Your task
In the listing below, identify each line with the word "this" and return those lines.

== == ==

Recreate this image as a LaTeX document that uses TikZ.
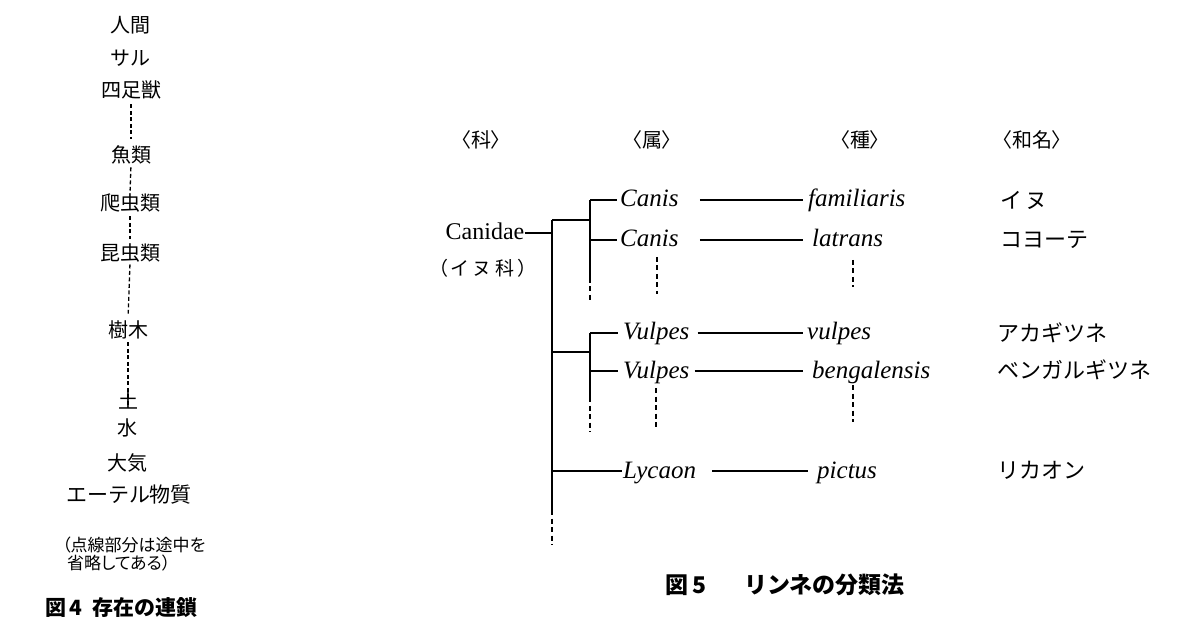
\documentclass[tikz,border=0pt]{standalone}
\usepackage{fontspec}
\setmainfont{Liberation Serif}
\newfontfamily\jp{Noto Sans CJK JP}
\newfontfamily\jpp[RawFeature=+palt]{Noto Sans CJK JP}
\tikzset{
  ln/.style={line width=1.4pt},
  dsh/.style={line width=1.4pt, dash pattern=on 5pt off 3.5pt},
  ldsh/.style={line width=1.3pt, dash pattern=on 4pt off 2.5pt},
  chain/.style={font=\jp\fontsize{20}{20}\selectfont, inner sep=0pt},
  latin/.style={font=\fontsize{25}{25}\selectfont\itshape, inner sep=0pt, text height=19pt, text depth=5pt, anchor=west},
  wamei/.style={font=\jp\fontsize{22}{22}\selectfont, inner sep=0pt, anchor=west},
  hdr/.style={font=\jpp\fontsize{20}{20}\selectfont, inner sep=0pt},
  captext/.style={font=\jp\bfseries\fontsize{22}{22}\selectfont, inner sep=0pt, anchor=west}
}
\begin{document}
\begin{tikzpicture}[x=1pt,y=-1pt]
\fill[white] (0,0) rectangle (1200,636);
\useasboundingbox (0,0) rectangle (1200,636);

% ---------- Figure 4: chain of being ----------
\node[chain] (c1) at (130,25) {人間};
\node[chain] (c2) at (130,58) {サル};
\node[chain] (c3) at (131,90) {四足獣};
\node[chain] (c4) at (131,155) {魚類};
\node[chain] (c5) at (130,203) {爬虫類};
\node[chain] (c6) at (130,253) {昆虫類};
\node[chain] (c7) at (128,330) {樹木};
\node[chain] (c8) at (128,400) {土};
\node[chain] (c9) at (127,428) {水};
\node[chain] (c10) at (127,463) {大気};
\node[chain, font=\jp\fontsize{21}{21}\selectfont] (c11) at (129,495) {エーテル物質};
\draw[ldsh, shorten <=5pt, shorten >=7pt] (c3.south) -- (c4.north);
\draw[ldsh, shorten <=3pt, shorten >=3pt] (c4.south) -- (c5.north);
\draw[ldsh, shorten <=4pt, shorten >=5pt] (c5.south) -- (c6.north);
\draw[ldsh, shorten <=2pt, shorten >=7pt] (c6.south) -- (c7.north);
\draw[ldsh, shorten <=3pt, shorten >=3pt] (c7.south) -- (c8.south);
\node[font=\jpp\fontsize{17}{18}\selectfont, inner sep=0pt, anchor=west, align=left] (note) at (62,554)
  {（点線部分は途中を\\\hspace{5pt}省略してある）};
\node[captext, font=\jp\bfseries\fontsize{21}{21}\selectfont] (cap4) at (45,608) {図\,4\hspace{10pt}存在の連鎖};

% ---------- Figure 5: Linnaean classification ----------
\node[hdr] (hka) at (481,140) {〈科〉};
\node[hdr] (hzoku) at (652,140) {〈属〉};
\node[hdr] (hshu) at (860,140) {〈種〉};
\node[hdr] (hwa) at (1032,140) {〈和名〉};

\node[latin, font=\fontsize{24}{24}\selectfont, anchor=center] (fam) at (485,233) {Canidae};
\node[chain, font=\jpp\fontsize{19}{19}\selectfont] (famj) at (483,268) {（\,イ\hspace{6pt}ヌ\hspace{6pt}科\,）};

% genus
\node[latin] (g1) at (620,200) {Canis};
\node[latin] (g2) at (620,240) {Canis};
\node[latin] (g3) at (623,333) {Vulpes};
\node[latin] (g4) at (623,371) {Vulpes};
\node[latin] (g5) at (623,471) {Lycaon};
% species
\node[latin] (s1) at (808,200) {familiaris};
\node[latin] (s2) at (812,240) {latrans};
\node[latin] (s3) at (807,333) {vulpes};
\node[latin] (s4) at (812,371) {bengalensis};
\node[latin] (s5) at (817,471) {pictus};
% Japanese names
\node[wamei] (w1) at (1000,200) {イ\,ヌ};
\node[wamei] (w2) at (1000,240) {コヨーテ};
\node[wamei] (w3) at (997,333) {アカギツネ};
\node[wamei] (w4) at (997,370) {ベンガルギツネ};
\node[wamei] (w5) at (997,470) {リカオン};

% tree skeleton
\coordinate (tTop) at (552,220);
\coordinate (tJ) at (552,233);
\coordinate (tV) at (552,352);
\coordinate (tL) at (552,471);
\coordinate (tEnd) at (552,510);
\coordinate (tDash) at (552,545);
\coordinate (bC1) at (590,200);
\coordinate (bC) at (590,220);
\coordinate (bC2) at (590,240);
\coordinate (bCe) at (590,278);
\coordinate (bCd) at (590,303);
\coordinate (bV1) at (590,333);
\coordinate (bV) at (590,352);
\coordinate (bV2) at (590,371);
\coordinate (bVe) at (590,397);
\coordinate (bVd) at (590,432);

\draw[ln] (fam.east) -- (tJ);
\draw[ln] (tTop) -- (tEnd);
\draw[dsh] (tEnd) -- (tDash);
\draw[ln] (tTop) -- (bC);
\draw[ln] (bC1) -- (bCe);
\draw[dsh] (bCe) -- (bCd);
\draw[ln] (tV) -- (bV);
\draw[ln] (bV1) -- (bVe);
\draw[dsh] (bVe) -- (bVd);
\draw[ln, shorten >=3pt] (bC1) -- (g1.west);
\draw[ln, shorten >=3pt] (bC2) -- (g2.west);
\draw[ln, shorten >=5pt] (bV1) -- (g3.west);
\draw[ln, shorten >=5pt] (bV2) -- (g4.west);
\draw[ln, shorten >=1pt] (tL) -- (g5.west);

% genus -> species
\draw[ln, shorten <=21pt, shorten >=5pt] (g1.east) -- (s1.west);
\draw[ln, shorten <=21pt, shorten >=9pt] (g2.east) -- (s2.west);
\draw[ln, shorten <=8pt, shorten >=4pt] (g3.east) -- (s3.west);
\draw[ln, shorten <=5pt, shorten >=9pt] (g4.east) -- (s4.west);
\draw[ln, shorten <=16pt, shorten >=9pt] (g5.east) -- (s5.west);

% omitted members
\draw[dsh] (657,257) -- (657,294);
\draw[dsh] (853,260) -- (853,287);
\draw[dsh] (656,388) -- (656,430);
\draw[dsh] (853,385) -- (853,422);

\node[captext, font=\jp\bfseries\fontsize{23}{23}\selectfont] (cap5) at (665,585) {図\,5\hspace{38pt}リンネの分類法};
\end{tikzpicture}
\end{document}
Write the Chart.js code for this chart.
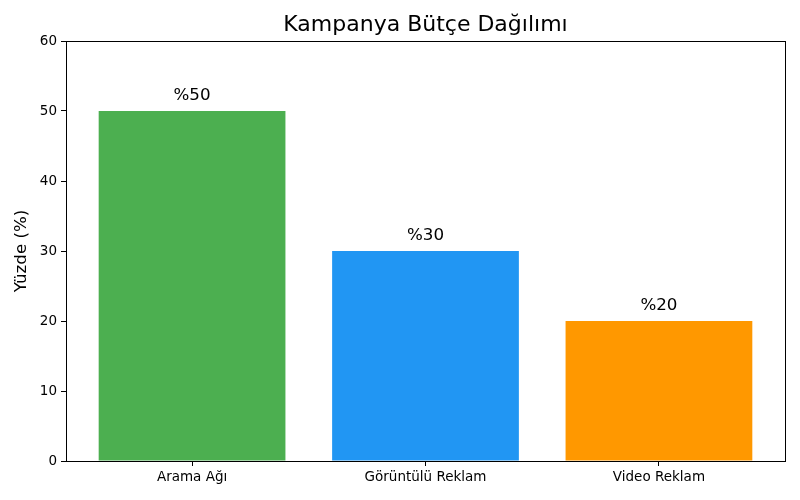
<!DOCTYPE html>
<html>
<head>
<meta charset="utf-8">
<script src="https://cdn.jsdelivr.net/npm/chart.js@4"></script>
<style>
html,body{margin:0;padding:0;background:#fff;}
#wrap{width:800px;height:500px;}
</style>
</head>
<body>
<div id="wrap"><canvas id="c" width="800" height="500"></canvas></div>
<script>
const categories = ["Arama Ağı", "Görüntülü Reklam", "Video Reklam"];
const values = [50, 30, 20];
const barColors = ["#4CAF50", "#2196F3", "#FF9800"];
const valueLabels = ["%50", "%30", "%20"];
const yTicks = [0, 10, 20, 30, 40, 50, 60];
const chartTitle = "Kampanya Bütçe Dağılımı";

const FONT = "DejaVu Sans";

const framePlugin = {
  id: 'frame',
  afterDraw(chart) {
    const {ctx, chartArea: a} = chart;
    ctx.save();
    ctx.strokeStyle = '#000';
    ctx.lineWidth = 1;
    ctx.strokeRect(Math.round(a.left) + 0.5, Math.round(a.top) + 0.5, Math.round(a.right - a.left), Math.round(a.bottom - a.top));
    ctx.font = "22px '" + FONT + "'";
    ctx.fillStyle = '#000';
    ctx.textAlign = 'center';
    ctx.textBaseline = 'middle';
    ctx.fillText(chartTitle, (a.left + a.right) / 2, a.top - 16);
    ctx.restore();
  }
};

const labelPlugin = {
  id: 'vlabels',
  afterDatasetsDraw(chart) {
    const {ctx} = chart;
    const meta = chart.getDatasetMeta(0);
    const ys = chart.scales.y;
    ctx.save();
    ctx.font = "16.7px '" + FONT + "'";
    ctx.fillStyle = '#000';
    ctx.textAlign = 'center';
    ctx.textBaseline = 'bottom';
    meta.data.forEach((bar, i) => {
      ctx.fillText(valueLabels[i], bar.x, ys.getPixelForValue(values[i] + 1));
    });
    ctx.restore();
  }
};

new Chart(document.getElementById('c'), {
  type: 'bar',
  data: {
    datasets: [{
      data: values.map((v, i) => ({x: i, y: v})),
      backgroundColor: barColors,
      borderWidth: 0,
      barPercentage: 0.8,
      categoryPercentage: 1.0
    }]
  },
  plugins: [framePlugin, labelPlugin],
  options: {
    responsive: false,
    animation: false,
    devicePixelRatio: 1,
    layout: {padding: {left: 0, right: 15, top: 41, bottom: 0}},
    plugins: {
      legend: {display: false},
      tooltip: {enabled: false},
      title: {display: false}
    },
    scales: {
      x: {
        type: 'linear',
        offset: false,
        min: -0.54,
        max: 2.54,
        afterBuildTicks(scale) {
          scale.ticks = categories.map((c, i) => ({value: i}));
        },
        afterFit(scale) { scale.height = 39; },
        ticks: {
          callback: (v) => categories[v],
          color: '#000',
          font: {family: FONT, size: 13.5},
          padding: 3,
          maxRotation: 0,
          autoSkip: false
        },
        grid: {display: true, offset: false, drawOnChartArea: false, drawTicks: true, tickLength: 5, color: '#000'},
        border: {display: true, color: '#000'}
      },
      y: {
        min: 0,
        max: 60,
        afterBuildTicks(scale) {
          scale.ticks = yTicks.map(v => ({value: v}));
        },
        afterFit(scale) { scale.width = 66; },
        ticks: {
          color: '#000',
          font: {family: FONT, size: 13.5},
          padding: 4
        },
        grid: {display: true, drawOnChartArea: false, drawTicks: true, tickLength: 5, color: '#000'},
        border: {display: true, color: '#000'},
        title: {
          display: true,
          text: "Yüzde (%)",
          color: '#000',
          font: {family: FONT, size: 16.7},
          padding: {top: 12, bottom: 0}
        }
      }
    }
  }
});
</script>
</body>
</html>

== == ==

Expected output
Recreate this image as a LaTeX document that uses TikZ.
Write the Chart.js code for this chart.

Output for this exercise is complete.